Read the entries below and pull out each line with the string "this".

EXERCISE INPUTS »

# # # # #

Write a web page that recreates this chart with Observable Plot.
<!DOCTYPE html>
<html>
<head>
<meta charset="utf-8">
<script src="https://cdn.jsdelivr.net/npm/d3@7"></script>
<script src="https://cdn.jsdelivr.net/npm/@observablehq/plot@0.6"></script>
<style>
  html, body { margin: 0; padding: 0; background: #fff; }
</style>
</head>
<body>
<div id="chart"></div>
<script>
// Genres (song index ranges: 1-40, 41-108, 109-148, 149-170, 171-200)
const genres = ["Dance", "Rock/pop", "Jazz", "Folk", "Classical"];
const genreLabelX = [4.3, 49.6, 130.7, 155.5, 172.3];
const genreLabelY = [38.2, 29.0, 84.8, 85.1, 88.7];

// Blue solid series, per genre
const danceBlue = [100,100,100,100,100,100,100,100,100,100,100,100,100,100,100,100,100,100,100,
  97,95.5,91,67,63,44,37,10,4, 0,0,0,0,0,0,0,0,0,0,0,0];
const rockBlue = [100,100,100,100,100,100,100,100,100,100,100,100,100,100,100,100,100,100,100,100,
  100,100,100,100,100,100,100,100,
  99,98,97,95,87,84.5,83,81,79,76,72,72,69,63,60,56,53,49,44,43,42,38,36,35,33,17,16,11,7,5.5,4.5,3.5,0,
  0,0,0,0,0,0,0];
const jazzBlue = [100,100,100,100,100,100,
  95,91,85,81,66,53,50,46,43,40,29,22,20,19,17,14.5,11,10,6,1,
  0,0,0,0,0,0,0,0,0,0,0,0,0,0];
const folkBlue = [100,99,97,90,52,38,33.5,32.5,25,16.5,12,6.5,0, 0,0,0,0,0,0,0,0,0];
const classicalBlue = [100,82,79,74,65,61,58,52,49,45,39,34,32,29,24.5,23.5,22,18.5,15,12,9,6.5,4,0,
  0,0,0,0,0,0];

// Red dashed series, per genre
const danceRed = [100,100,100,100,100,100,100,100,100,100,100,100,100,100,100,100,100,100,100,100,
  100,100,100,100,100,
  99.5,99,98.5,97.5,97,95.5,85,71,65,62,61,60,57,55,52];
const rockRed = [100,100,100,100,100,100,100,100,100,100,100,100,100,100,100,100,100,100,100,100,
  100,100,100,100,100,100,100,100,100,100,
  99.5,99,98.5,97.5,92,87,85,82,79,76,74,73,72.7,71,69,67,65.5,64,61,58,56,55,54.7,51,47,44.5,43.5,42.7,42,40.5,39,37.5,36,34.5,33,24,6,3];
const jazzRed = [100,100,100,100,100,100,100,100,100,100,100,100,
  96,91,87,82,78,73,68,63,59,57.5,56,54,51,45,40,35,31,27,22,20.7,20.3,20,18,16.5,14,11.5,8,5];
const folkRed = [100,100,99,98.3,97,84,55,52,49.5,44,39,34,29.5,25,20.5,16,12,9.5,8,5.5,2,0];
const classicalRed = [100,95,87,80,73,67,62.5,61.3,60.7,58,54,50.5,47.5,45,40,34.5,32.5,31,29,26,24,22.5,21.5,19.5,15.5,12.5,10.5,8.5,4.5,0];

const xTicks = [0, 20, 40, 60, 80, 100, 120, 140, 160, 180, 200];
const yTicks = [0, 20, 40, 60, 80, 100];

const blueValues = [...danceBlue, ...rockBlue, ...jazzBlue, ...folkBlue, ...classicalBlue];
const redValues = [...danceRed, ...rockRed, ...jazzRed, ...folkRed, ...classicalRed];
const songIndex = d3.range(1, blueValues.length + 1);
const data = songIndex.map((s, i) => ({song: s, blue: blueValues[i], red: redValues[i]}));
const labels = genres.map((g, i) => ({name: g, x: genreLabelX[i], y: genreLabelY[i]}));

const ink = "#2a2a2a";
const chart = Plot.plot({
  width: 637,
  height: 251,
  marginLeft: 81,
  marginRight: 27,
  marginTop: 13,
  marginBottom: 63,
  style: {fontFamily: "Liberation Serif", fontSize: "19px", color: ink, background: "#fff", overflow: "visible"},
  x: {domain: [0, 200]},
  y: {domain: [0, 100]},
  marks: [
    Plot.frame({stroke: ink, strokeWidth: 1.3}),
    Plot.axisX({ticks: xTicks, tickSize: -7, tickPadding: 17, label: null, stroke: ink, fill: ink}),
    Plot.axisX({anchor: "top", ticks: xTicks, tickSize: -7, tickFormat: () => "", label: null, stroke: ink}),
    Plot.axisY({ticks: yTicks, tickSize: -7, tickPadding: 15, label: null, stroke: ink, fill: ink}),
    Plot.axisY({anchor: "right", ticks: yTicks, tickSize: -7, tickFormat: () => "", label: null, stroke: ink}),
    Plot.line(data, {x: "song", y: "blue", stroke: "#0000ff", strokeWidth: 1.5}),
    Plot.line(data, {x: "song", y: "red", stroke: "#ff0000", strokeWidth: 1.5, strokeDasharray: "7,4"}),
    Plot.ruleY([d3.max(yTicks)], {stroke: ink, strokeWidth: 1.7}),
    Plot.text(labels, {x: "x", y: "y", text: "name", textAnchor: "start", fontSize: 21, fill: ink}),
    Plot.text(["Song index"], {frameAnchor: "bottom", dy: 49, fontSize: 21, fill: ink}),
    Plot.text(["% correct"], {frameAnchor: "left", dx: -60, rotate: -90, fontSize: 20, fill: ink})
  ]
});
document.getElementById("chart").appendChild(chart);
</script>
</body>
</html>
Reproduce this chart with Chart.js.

# # # # #

SOLUTION »
Write a web page that recreates this chart with Observable Plot.
Reproduce this chart with Chart.js.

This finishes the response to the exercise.